Architectural blueprints for the Modern Data Warehouse
Just Blindbæk, Microsoft BI MVP, provided an overview of three architectural blueprints to consider when building business intelligence solutions using modern cloud platforms.
I was struck by how similar Just's thinking aligns to endjin's modern data platform (MDP) blueprints. In particular two recommendations:
For larger scale projects, the use of notebooks running in Synpase Spark Pool for the data transformation, persisting data in the data lake and generating views over the lake using SQL Serverless serve up data for reporting in Power BI. Based on "pay per use" nature of these technologies, we would certainly back up Just's experience of this representing an order of magnitude more cost effective to run.
For simpler use cases, the option to use Power BI as an end to end solution. For example, using Power BI DataFlows for ingestion, under a "bring your own lake" philosophy. This type of use case can be delivered with Power BI pro licenses alone.
Microsoft have the development teams for Power BI and Synapse working closely together. So Just is anticipating further capabilities to be opened up in the future.
I attended 3 sessions which were focused on Purview. What struck me in all of these sessions was a lot of reference to Purview in the future tense - i.e. what it was going to be able to do in the future. There is a huge amount of excitement about this product, because the industry has been crying out for something like this for a long time. Microsoft are clearly committed to it as a strategic product, and it feels like it is getting towards that tipping point where the features and the number of data sources it supports will justify the cost of spinning up this service.
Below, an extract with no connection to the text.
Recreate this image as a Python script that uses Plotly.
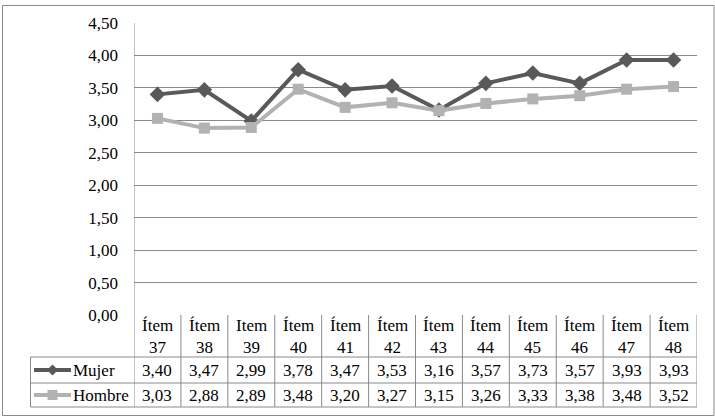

What I learned is that Purview is an implementation of the open source Apache Atlas, a scalable and extensible set of core foundational governance services
I found the two days to be full of useful information. It is clear that the Microsoft data and analytics ecosystem is highly capable and continues to evolve at pace, with a bold vision and exciting new developments constantly being released.
The event was really well organised, and built a strong sense of community. Though more informal events such as the pub quiz, you were given ample opportunities to network with peers. I didn't realise how much I have missed "face to face" meetings over the last few years and the random opportunities that "in person" events create to meet new people and make professional connections.
Thanks SQLbits, I will definitely see you next year!